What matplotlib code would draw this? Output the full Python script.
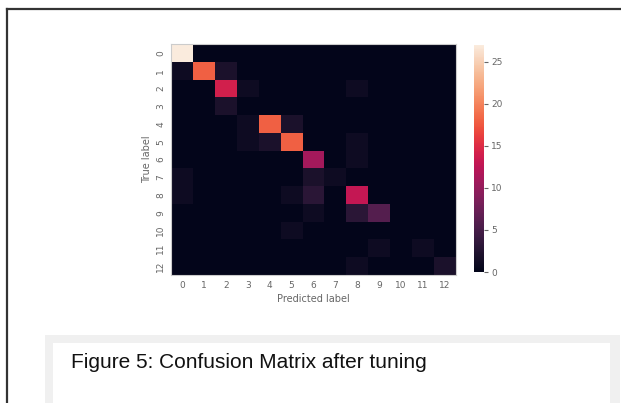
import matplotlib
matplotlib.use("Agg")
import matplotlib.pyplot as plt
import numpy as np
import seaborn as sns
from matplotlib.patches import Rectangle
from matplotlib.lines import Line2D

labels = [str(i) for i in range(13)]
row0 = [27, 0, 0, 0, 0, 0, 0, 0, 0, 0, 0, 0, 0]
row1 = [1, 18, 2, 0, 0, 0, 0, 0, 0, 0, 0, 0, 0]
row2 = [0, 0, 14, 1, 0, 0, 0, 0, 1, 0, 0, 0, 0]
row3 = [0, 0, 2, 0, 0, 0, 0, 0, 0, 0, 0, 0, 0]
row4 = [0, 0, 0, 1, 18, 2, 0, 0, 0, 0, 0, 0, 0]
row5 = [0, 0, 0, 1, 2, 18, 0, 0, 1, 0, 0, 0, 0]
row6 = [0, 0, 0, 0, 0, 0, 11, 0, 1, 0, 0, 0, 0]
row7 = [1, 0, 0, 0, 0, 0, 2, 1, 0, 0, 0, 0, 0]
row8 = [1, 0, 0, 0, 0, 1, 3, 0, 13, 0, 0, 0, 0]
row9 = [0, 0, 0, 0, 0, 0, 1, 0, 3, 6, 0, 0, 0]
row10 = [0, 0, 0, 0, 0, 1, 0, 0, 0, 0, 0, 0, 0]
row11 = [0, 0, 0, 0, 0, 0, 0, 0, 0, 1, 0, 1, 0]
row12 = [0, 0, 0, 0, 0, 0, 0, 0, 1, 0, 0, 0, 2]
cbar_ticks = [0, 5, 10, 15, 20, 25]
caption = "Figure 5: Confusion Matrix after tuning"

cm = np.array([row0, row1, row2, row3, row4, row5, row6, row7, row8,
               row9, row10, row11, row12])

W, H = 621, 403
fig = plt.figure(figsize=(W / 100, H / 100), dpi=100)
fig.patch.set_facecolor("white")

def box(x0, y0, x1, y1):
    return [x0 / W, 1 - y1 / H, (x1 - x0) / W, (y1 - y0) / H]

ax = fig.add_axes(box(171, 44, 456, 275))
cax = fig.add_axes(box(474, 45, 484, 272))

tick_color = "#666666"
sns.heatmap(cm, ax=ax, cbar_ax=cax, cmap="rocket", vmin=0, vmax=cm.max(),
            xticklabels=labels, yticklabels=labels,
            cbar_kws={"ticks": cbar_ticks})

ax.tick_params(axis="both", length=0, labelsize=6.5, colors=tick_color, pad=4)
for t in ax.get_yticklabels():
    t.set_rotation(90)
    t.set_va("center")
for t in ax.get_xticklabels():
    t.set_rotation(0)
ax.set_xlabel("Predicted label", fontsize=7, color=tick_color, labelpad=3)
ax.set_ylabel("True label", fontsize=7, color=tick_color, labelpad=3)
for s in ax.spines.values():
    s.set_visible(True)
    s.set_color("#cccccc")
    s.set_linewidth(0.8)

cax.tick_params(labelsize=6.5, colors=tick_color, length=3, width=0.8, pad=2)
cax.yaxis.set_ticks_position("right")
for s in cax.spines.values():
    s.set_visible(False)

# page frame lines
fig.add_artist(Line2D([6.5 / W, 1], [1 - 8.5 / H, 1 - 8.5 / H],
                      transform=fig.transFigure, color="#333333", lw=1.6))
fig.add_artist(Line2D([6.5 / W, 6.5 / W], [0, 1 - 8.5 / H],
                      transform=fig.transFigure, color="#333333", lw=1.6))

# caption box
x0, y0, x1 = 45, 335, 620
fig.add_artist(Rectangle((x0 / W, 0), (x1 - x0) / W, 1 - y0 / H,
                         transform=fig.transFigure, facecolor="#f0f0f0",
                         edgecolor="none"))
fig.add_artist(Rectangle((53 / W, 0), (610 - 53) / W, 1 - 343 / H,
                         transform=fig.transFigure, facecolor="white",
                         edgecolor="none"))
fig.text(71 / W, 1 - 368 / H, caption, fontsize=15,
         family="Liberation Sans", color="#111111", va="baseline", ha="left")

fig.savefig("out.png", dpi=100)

__________________________________________________

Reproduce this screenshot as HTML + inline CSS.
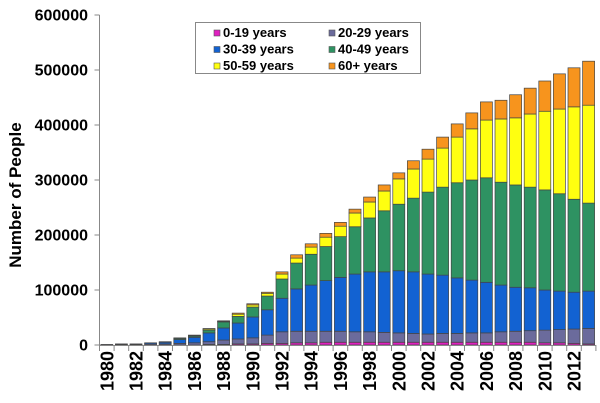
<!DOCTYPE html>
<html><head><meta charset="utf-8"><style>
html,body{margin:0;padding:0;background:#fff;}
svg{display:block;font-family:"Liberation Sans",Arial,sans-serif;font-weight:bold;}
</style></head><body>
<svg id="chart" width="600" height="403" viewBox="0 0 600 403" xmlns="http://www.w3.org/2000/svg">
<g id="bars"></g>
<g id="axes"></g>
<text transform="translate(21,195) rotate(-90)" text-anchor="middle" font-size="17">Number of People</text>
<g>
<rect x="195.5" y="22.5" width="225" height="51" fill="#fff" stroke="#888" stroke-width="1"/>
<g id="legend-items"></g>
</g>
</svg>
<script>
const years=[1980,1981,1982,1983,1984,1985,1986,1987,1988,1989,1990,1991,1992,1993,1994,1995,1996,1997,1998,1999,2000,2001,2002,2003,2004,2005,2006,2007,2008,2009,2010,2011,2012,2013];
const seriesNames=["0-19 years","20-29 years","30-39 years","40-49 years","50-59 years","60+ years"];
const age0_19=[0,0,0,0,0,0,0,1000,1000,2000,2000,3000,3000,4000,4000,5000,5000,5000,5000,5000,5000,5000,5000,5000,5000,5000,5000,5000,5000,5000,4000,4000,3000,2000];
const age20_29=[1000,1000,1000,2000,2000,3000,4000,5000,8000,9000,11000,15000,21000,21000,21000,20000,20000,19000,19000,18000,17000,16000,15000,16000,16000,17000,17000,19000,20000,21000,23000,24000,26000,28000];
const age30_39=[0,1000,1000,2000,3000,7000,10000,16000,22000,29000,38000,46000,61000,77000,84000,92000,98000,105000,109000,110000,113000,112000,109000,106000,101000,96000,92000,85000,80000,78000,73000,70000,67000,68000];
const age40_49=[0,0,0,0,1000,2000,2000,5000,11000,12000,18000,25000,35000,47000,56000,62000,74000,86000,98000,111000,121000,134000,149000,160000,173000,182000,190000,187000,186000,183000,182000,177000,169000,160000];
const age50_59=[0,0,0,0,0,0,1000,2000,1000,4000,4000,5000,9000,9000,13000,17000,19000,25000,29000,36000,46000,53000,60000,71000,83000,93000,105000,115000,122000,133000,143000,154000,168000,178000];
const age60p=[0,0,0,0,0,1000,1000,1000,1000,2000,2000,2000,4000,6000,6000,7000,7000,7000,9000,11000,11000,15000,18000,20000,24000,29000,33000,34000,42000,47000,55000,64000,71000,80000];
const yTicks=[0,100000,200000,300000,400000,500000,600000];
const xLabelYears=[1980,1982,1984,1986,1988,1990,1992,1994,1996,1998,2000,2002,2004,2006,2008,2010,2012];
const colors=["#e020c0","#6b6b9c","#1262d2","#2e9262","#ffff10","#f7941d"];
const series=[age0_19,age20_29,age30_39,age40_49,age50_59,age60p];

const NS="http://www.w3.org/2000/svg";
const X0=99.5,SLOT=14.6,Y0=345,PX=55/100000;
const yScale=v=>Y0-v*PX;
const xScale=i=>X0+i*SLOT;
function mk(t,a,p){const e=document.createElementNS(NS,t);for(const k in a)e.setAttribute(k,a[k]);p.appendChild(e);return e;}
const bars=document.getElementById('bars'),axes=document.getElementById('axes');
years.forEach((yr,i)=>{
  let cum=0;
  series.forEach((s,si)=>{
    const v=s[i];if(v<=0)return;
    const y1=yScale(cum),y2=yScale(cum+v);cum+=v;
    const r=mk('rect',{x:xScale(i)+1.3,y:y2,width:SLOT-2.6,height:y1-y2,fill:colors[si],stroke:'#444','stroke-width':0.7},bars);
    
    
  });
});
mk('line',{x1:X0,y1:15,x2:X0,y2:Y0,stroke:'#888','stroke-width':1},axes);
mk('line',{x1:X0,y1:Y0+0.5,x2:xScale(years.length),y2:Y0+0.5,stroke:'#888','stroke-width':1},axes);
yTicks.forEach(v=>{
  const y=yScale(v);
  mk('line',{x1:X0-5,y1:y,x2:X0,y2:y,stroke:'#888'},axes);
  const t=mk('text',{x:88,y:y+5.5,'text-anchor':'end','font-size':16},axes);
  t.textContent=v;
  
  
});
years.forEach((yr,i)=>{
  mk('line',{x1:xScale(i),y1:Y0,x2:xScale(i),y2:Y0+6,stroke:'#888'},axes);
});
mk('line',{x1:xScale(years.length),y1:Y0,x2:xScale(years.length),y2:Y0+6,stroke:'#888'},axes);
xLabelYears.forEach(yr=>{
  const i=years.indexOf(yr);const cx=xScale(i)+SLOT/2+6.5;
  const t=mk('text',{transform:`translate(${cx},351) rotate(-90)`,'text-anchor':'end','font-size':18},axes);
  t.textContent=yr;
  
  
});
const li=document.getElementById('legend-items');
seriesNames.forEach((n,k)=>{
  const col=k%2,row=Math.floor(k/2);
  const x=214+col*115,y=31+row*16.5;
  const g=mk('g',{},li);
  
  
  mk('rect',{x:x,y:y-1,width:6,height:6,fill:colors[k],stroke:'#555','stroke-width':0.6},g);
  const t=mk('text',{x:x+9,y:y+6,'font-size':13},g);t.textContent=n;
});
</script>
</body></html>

__________________________________________________

Collect every line with the string "matplotlib" from the records, and copy each.

What matplotlib code would draw this? Output the full Python script.
import matplotlib
matplotlib.use("Agg")
import matplotlib.pyplot as plt
from matplotlib.patches import Rectangle
from matplotlib.lines import Line2D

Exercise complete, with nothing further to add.